> **WHAT THE TASK REQUIRES**: Will you repeat only the lines from the one with "Emit a Python" through the one with "plt.rcParams['font.family'] = ['Liberation", both included, leaving every picture out?

::: GIVEN DATA :::

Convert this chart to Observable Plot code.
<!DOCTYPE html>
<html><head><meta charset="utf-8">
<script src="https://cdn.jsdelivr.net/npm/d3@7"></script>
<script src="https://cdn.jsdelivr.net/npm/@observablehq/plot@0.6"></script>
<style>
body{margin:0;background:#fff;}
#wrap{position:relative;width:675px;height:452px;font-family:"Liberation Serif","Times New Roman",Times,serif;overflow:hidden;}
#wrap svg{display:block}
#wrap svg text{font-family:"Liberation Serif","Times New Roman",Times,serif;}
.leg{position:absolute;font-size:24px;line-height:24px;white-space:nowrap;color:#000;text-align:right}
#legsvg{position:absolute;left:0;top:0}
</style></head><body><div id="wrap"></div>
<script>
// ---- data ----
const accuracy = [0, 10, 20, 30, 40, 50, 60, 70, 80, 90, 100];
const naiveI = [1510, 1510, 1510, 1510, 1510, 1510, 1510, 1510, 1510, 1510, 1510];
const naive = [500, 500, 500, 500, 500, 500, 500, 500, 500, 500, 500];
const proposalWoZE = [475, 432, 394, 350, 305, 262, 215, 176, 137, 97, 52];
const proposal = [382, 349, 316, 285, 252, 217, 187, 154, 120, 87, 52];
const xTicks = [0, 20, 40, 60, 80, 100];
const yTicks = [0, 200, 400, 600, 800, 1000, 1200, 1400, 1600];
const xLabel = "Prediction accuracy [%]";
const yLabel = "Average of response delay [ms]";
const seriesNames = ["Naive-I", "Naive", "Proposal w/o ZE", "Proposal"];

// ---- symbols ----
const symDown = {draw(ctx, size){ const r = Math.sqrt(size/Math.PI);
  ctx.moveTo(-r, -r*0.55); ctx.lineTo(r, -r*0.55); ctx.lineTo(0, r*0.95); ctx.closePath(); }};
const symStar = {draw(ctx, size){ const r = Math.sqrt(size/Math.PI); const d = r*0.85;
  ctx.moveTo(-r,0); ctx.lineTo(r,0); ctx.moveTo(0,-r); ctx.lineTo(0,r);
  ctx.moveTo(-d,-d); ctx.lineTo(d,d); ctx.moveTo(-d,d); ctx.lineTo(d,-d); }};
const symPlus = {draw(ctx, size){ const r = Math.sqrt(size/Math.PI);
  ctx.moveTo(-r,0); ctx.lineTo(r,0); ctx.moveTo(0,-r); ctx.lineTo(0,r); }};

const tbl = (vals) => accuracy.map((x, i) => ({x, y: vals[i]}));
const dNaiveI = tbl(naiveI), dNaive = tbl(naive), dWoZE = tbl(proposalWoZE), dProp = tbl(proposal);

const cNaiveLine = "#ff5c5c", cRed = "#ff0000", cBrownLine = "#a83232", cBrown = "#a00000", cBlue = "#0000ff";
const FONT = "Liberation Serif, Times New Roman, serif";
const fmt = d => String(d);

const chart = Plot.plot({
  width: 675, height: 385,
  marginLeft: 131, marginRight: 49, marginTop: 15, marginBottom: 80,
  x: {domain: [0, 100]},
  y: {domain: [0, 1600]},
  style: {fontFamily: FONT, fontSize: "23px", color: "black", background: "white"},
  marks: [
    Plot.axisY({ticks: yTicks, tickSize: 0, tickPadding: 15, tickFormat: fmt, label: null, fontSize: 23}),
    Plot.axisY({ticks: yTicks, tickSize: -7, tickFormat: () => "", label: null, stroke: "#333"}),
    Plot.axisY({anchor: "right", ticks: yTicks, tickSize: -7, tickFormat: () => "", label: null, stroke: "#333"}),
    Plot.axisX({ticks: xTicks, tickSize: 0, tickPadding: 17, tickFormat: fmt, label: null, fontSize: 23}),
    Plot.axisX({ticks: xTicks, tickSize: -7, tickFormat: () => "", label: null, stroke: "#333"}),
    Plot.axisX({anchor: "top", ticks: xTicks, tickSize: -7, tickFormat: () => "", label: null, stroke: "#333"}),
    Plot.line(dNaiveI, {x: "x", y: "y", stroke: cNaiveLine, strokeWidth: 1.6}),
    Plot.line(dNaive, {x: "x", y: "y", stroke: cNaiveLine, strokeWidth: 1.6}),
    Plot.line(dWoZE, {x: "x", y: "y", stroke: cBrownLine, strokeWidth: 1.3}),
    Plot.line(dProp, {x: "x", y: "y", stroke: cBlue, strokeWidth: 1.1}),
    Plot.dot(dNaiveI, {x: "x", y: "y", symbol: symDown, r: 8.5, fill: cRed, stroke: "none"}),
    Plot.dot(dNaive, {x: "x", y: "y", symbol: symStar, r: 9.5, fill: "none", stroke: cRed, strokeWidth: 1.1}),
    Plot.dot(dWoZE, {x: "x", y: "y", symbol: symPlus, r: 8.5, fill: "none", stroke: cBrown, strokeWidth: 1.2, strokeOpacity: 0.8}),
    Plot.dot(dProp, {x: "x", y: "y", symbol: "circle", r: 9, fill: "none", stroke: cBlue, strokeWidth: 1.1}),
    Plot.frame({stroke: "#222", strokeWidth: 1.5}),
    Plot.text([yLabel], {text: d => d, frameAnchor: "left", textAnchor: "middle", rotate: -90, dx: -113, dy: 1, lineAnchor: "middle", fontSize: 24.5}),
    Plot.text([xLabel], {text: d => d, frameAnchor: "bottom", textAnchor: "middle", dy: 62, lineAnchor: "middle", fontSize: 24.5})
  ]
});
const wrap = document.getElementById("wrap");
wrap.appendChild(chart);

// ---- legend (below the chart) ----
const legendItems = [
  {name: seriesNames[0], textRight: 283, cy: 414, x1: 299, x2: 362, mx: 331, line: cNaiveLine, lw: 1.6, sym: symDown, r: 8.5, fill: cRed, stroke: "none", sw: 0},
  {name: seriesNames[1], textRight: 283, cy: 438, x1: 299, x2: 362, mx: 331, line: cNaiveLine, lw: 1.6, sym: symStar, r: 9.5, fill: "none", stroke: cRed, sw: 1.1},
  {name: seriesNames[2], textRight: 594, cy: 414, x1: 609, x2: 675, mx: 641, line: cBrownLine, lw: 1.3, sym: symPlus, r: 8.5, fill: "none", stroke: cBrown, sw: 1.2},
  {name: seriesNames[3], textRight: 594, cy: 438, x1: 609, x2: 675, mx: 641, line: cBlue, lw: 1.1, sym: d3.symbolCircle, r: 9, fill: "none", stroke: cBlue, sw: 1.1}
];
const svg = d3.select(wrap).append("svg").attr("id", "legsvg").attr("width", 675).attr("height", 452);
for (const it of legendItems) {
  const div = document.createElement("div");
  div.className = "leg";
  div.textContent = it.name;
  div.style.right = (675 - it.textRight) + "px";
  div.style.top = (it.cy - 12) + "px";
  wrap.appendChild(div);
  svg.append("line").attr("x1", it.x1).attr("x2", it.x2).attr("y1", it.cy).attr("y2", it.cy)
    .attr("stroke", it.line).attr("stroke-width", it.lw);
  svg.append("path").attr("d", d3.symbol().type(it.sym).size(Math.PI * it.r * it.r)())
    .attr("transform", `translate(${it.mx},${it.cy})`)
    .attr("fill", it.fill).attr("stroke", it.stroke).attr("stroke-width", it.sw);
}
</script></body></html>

:::
::: GIVEN DATA :::

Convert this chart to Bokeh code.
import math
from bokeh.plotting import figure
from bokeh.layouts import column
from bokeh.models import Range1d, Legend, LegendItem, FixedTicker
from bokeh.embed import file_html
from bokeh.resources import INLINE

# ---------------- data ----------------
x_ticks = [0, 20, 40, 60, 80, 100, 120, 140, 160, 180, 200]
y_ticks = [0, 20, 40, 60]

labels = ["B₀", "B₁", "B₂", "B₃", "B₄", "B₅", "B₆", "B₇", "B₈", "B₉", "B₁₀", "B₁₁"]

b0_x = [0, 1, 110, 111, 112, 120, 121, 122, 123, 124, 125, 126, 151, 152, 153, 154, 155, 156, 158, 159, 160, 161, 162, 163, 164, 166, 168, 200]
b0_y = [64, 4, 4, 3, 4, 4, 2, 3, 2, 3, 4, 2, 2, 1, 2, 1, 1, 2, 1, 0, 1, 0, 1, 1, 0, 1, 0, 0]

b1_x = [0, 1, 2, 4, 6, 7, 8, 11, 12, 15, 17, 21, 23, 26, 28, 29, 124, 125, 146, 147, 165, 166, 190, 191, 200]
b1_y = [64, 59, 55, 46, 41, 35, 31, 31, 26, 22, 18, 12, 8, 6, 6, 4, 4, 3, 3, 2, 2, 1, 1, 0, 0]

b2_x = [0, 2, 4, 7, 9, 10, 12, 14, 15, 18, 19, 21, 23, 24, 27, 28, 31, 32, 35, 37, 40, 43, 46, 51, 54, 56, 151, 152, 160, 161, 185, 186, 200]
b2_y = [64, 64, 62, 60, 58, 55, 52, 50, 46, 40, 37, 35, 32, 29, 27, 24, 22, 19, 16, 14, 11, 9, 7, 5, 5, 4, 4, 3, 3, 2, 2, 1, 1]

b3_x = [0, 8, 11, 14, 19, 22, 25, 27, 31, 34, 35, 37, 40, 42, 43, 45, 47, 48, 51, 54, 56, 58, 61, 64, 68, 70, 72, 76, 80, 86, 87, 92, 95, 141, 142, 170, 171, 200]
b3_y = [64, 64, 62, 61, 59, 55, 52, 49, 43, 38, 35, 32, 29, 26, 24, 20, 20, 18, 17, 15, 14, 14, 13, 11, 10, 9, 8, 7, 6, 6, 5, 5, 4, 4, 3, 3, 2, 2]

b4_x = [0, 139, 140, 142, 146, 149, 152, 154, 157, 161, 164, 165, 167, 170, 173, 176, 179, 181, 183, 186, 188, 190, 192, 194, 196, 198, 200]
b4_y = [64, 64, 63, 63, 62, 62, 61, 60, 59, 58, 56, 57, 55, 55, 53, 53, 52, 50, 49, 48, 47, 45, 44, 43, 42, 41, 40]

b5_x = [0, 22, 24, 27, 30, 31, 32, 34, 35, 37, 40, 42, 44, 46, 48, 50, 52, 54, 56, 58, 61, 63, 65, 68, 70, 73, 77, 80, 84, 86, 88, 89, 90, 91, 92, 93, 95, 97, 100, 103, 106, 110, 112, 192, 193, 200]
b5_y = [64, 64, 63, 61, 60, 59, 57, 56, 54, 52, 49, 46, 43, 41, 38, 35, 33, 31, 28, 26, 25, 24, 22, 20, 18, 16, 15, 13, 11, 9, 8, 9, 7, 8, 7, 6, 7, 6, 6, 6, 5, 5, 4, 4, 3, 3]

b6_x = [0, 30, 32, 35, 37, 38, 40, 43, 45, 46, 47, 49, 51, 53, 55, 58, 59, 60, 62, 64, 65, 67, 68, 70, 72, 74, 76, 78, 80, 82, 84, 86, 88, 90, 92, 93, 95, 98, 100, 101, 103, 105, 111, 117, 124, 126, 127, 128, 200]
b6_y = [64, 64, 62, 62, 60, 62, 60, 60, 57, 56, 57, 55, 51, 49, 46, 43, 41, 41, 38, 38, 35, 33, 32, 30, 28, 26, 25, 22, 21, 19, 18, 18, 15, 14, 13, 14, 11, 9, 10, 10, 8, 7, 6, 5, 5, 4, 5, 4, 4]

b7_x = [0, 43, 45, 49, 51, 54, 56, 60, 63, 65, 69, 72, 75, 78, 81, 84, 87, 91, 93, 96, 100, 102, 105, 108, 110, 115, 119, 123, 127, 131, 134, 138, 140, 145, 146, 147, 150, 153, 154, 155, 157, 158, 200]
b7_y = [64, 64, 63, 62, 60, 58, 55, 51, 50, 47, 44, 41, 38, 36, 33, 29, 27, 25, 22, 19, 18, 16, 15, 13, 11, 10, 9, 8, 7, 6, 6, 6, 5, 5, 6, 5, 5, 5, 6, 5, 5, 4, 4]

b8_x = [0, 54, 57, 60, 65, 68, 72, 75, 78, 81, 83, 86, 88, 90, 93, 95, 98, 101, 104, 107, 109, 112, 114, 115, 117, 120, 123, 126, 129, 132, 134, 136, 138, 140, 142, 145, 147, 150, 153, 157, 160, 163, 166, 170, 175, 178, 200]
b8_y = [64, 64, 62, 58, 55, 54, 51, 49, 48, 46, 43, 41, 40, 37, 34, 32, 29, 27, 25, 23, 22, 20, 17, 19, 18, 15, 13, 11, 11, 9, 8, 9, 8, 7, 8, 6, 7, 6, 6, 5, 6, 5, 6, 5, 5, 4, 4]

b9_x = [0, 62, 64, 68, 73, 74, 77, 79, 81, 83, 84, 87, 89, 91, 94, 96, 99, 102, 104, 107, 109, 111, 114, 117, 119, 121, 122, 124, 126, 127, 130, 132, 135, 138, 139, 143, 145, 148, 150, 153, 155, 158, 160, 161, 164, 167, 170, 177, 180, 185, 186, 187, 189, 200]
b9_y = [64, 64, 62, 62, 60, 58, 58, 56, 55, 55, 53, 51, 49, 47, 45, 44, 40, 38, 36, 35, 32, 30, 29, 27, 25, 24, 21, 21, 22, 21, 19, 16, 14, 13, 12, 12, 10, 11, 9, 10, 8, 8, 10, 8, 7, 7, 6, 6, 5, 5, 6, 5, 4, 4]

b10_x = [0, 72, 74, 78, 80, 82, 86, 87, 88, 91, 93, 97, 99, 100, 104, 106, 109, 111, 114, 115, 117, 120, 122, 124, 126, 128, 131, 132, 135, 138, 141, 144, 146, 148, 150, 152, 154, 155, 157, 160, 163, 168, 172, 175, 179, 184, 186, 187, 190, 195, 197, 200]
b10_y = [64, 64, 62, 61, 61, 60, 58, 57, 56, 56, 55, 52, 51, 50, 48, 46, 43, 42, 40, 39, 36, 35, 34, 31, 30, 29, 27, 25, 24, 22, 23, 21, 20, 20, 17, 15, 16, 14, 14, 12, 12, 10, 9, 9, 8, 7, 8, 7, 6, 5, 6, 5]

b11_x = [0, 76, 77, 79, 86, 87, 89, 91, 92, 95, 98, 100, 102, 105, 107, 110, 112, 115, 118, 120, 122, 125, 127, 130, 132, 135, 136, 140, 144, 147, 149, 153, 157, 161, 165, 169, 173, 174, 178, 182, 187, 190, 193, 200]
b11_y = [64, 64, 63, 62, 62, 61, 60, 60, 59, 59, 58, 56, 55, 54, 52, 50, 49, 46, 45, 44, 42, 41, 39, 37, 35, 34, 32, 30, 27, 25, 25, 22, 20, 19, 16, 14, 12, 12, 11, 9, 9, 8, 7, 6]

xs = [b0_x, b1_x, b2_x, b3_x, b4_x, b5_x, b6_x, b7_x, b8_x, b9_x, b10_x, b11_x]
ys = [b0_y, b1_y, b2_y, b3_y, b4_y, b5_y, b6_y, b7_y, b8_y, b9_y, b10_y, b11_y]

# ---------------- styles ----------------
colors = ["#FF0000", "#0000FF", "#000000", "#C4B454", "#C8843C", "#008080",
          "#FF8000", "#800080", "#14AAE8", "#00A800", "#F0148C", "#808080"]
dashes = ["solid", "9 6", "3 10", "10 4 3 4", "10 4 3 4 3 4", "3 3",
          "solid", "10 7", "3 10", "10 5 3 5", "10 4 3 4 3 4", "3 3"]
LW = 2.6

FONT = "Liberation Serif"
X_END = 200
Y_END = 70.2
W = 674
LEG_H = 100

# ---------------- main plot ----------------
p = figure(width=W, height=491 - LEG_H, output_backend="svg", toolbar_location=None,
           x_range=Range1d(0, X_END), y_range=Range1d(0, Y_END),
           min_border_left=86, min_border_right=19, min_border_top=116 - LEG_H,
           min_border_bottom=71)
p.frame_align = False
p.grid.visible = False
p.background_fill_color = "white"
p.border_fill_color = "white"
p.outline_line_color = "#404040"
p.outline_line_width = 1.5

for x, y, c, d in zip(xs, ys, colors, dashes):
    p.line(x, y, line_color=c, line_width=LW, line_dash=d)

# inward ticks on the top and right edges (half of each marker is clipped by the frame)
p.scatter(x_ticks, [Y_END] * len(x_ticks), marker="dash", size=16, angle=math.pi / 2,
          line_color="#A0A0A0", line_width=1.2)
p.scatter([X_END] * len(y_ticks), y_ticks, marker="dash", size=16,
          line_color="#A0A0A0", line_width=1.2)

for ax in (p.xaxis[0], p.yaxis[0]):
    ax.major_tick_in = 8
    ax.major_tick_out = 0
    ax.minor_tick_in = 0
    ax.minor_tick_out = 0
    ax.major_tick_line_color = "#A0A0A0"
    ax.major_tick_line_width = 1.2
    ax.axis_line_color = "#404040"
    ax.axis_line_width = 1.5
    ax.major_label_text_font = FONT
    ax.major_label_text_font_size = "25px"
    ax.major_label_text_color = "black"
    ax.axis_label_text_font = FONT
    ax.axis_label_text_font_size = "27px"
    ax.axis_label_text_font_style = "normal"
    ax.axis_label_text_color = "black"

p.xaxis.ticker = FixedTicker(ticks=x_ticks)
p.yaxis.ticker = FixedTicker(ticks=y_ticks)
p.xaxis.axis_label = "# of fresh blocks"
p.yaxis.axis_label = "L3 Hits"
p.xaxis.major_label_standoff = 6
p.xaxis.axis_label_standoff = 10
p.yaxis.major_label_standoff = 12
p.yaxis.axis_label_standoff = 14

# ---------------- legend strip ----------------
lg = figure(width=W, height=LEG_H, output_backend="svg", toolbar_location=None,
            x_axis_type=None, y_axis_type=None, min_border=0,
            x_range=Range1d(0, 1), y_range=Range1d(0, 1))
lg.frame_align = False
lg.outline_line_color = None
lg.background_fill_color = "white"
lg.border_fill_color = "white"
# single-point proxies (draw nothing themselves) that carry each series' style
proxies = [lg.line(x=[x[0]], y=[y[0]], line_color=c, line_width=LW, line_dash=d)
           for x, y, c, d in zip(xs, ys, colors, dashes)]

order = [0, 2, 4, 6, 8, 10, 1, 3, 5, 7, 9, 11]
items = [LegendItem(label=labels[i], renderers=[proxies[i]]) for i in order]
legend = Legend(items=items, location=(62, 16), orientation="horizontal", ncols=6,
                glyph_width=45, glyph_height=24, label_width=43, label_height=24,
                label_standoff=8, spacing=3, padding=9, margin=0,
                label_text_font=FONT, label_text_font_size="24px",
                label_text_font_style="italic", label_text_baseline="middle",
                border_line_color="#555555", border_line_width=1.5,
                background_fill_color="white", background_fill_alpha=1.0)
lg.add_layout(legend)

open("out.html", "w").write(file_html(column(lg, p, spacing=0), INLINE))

:::
::: GIVEN DATA :::

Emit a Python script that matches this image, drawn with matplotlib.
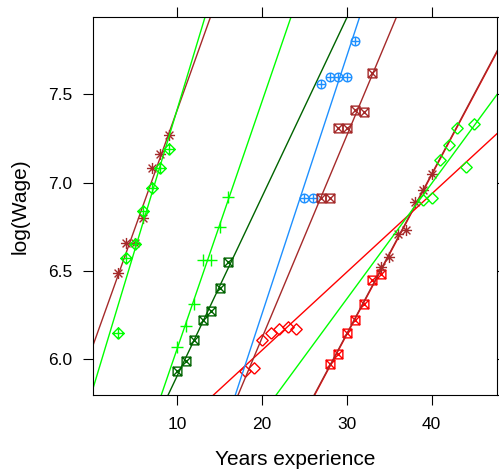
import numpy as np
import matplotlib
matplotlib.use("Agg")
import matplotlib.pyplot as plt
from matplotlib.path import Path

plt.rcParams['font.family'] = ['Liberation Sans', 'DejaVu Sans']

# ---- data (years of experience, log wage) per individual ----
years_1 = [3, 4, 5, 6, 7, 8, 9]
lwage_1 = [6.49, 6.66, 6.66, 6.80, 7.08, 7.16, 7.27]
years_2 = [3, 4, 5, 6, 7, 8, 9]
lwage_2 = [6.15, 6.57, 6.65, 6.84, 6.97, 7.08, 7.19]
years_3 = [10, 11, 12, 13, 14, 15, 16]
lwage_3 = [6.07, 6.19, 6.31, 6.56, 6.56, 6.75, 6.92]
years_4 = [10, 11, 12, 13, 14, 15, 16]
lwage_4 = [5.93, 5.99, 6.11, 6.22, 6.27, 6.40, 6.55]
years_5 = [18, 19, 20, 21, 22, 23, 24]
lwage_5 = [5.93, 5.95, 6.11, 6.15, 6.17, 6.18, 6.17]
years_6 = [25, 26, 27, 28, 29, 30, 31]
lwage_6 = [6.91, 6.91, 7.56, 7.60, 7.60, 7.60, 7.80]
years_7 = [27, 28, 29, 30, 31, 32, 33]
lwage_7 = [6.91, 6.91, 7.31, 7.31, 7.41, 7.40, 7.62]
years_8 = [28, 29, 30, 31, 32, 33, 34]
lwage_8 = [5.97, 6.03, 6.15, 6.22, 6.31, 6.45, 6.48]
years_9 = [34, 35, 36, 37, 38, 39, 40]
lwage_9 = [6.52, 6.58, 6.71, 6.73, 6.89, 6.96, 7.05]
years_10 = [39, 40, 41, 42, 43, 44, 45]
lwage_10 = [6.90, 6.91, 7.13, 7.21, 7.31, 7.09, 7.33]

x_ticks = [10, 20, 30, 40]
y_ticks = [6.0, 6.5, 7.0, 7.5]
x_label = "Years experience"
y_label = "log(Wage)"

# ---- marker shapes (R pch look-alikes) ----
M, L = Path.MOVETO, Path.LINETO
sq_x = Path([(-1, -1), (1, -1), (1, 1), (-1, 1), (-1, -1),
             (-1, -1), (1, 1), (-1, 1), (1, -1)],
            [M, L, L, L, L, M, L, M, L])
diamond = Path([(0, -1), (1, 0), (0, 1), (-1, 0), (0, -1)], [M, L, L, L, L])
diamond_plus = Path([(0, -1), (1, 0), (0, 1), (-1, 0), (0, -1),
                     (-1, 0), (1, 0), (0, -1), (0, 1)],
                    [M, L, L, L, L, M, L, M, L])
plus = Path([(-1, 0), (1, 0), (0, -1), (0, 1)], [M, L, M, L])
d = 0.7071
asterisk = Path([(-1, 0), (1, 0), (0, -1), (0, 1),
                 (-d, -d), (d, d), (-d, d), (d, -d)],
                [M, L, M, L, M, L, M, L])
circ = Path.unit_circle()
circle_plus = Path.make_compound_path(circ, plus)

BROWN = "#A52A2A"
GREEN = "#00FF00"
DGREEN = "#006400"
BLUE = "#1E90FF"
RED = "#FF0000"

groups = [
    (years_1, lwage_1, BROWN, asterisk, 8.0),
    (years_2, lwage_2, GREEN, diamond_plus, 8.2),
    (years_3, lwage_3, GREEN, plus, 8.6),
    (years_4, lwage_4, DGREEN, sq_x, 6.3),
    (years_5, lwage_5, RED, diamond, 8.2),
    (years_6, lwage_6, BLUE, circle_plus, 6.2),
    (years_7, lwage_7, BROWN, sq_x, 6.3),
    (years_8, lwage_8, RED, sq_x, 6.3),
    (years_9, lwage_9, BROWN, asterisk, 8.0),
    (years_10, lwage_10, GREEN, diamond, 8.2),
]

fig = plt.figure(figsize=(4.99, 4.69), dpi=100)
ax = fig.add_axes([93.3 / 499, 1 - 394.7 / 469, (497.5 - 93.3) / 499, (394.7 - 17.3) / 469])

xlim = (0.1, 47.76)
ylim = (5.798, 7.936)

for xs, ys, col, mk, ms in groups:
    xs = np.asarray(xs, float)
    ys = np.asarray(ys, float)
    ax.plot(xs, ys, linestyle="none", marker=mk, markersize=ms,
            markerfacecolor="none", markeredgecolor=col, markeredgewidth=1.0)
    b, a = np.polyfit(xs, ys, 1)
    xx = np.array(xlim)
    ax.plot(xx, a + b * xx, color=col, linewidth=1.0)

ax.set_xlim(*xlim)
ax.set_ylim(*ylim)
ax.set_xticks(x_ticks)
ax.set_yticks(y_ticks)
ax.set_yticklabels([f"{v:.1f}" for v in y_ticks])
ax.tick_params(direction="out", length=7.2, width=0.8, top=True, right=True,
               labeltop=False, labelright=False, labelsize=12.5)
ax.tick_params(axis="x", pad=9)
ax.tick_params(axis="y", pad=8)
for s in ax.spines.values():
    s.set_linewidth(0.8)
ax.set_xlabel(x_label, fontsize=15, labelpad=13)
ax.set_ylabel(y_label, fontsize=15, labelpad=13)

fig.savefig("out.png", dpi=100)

:::

> **TASK ANSWER**:
Emit a Python script that matches this image, drawn with matplotlib.
import numpy as np
import matplotlib
matplotlib.use("Agg")
import matplotlib.pyplot as plt
from matplotlib.path import Path

plt.rcParams['font.family'] = ['Liberation Sans', 'DejaVu Sans']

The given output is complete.